Take, for example, the ongoing situation with laptops fueled by the two parallel supply and demand streams of work from home and learn at home. Few ads offered discounts and promotions retroactively.
This all comes down to poor feed management. Not enough information flows between the supplier, retailer, and customer. With laptop shortages rampant across the country, it is important for retailers to communicate inventory to their customers or else face lost sales, noted Productsup’s Dessi.
“In the same vein, once retailers realized that laptops were a hot-ticket item, it would be in their best interest to ensure there are not discounts on these items. Few advertisements offered discounts and promotions retroactively, showcasing an inability to adjust based on real-time events,” he explained.
The opportunity here is based on agility, he continued. The most agile marketers always win. Proper tech, supporting proper marketing is the game.

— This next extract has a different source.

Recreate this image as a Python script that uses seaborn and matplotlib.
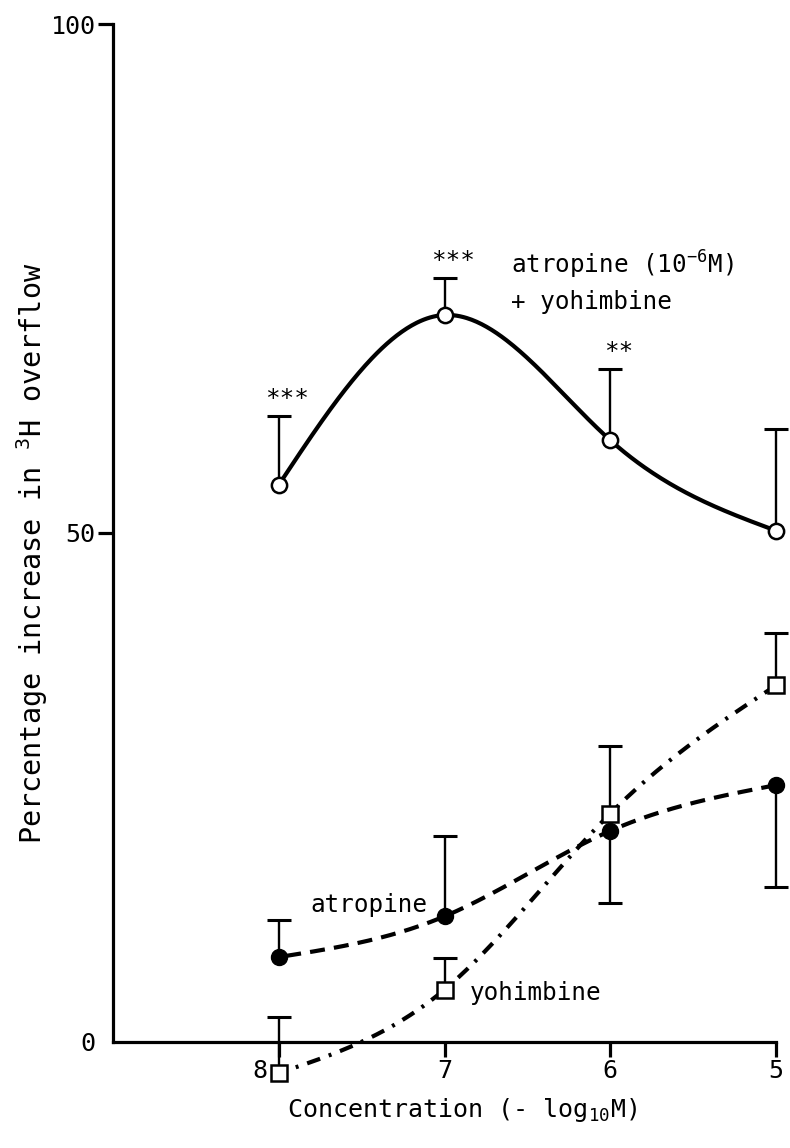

“Those who do not have proper tech implemented will dry up faster than pre-COVID-19,” said Dessi.
Global attrition of marketers who are not tech-savvy is becoming apparent. It is an expedited Darwinism that will damage previously insulated brands and retailers, he noted.
“Whereas those who were already playing in the feed management and optimization space are capitalizing on the chaos, and not just beating the competition. They are eviscerating them,” he quipped.
Multichannel Planning Required
U.S. online sales are up nearly 80 percent for June year-over-year and, going into the holiday season, this trend is expected to continue. This stresses the importance of brands gathering as many insights about their target audience through email to then use to inform other channels, according to Litmus’ Sargeant.
If marketers neglect this part of the process in their holiday marketing efforts, their multichannel marketing plan will miss the mark. Instead, they need to invest in the audience insights garnered via email to inform the rest of the brand’s marketing strategy, she advised.
“Then, they will know how to maximize their efficiency and budget,” she said. “Email needs to be front and center within every retail and e-commerce marketing mix.”
Marketers have to create more authentic human-to-human connections and experiences with customers. Consumers expect brands to know what they want, she added.
Adapting requires essential components for marketers, cautioned Dessi. They need real-time consumer data in order to ensure pricing models are accurate. This makes it possible for consumers to actually see the products they need.
“This is how retailers can stand out against competitors,” he said. “When you are relying on online channels to make sales, you simply have to have a superb experience and exceed customer expectations.”
In today’s world, marketers in particular and merchants, in general, can expect more instances of unexpected, unsteady, and unprecedented changes in supply and demand. Retailers need to get ahead of that now, ensuring their feed management and real-time inventory processes are up to date, Dessi recommended.
One way to do this is to partner with the right e-commerce solution providers. Part of that includes using real-time data, which is the only way to inform backend decisions while ultimately satisfying the customer, he said.
“As more brands rightfully pivot to e-commerce, standing out against competitors is going to come down to relevance, showing customers products that are applicable to their day-to-day life, while ensuring product information is accurate and updated on an on-going basis,” Dessi added.
Aggressive pendulum swings of inventory, price changes, product availability of the online world is now mimicked in the real world. They are one, he noted.